● GIVEN REQUEST
Scan the data below for the string "this". Show every line where it turns up.

● SUPPLIED RECORDS
* * * *

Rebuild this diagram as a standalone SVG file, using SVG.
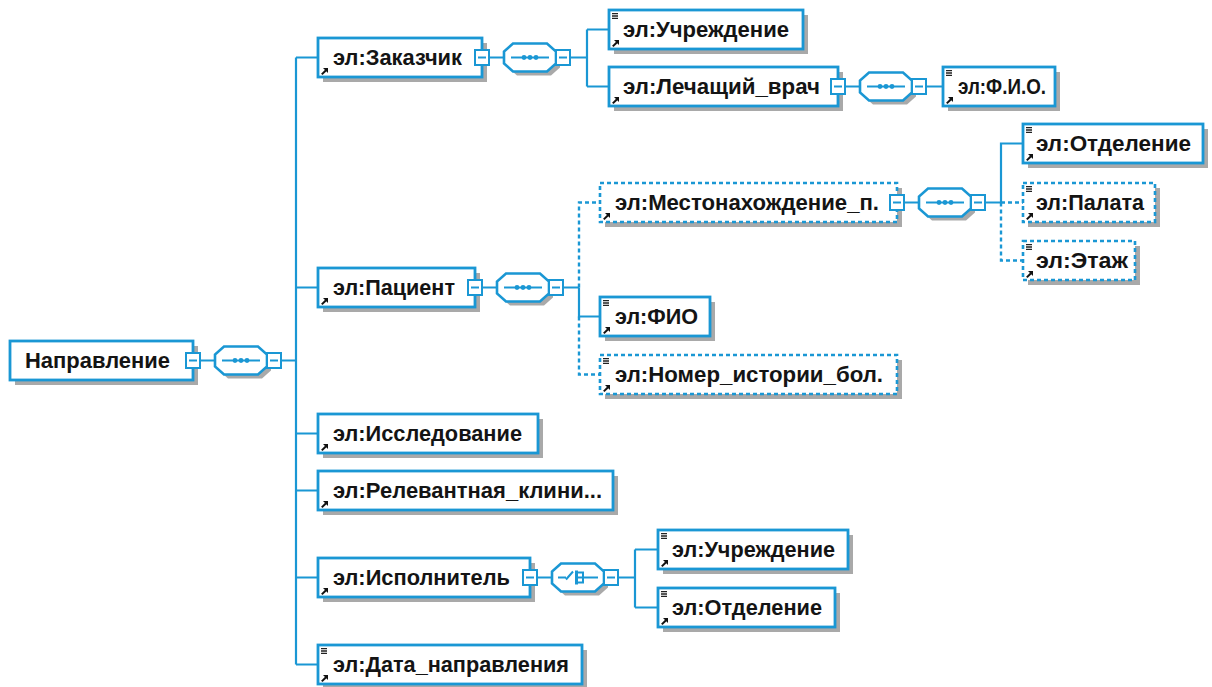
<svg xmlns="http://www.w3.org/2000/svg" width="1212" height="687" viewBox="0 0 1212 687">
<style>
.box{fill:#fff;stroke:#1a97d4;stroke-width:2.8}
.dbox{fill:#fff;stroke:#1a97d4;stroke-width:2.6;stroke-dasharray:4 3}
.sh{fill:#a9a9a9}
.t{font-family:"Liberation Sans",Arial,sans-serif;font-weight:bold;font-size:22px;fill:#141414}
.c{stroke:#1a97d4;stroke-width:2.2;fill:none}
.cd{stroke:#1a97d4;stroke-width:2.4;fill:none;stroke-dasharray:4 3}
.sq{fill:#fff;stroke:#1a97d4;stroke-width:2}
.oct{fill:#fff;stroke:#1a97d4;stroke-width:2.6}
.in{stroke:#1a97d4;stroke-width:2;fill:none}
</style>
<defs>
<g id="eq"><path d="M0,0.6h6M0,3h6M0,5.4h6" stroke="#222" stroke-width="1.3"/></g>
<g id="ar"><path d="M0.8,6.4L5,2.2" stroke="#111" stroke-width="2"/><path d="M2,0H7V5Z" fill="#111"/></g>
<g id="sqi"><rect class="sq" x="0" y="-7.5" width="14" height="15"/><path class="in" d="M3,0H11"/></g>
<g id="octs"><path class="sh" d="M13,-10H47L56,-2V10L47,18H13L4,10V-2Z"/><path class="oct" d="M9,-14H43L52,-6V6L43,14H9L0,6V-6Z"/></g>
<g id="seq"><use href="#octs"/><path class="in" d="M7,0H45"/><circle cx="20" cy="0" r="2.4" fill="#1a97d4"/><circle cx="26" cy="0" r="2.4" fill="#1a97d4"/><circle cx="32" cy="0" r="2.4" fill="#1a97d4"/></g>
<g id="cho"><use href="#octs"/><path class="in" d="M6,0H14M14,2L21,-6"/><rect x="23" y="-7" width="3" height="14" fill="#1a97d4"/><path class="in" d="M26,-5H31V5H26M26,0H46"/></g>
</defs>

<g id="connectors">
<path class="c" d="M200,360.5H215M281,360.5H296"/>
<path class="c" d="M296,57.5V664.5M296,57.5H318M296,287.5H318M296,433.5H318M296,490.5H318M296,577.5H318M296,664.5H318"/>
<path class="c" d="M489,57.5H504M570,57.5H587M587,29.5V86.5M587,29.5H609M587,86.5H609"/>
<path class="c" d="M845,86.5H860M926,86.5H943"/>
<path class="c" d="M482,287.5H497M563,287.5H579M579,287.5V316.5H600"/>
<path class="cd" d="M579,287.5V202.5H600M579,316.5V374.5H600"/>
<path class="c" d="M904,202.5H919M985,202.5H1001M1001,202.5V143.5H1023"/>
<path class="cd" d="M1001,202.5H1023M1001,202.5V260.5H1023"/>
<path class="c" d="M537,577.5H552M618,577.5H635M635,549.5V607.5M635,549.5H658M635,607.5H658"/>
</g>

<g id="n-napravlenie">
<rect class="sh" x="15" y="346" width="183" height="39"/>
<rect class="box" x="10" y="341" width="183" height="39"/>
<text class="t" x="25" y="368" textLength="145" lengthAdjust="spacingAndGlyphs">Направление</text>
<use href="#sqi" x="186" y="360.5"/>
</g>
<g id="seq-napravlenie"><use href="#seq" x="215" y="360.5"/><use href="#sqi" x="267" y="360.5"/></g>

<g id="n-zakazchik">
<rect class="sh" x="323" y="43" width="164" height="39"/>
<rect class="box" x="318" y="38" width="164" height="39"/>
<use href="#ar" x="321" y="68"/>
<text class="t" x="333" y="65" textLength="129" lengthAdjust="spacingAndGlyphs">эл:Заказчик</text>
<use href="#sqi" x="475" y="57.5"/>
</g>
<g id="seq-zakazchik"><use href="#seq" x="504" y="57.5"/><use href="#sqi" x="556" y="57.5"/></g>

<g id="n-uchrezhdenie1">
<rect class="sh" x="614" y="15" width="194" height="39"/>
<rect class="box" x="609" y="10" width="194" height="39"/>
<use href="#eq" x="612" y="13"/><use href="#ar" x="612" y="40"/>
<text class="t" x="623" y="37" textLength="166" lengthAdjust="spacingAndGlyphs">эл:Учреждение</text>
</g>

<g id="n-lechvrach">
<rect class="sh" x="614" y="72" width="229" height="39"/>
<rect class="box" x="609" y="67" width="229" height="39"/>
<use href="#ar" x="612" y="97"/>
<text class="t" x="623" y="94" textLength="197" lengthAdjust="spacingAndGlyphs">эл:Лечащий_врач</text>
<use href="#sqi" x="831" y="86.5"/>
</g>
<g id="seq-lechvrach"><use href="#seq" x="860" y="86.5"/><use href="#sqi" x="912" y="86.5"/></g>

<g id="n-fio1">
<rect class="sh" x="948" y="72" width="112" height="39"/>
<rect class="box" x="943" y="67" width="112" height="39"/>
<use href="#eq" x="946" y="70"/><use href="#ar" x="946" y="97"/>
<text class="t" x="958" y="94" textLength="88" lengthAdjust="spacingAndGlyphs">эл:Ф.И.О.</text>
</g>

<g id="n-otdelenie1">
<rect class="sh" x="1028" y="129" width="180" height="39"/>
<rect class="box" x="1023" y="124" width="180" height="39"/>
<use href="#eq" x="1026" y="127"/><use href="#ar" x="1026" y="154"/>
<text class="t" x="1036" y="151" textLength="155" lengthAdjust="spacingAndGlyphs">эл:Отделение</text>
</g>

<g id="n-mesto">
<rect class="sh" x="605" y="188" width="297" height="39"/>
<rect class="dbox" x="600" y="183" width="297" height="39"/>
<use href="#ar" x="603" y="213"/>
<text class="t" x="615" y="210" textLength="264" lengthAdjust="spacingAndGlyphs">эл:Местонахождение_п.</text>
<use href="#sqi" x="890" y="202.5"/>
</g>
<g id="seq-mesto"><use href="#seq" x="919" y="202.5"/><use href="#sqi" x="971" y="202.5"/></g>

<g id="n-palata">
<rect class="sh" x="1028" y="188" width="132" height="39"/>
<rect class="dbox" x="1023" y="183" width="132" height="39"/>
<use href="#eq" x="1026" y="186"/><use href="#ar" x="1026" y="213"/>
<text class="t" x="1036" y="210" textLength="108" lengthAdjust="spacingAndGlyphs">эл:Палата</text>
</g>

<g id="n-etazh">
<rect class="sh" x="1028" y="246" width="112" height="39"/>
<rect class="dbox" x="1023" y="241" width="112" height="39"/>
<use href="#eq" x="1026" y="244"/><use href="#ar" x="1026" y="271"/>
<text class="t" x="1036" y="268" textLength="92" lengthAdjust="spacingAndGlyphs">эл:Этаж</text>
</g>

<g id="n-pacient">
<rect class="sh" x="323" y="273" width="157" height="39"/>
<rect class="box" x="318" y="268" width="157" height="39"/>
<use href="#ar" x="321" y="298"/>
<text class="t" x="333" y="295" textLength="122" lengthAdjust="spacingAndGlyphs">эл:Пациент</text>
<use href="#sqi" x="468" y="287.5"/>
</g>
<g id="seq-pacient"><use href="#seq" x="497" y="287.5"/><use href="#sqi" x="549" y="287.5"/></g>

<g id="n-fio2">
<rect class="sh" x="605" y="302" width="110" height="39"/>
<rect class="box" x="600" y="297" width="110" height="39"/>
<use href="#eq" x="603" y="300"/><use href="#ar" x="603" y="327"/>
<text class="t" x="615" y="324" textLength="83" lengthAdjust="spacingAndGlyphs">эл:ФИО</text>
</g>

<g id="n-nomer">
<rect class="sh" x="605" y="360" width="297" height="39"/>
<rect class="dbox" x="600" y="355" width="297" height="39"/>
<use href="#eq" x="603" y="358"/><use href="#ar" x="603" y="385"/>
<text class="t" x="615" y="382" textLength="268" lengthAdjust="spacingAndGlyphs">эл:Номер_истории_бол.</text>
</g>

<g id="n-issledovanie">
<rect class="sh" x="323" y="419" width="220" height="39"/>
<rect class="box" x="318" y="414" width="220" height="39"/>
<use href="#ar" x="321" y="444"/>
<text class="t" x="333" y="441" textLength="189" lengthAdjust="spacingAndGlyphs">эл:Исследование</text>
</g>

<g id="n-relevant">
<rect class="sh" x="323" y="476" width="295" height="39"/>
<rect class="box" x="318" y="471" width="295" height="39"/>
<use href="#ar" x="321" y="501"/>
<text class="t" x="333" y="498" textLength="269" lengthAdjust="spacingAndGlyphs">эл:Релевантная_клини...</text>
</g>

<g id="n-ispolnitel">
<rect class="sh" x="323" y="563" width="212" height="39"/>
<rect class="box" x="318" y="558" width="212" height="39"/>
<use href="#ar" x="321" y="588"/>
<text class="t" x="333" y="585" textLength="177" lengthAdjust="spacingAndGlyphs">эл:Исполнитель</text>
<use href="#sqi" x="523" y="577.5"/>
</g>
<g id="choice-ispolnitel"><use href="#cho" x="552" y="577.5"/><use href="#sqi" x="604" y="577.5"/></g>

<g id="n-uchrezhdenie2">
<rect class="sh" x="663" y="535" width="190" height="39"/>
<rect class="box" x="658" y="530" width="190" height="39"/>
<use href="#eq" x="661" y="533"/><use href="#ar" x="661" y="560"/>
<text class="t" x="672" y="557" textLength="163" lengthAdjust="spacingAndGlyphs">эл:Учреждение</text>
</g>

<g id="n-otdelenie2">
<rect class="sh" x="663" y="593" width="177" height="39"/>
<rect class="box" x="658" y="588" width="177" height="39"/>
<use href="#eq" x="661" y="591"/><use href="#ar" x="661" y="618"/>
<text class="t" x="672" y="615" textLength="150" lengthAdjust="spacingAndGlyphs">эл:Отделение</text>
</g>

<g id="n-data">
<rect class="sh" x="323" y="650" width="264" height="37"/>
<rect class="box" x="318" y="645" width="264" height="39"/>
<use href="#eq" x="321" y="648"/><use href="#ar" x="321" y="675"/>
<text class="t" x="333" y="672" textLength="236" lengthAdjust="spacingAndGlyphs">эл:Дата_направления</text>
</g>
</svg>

* * * *

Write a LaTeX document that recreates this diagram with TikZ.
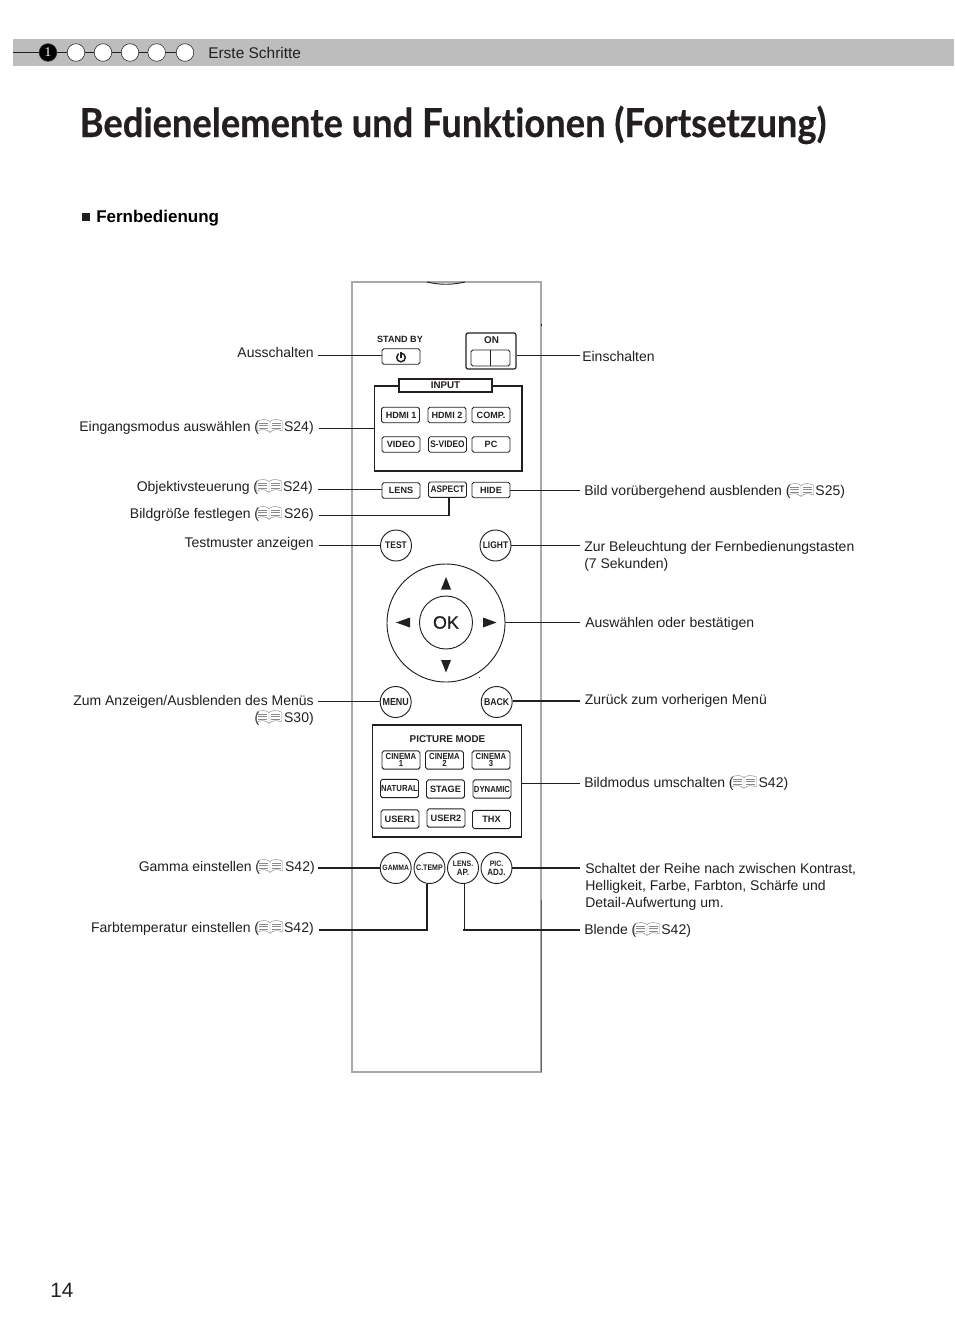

* * * *

● TASK OUTPUT
Rebuild this diagram as a standalone SVG file, using SVG.
Write a LaTeX document that recreates this diagram with TikZ.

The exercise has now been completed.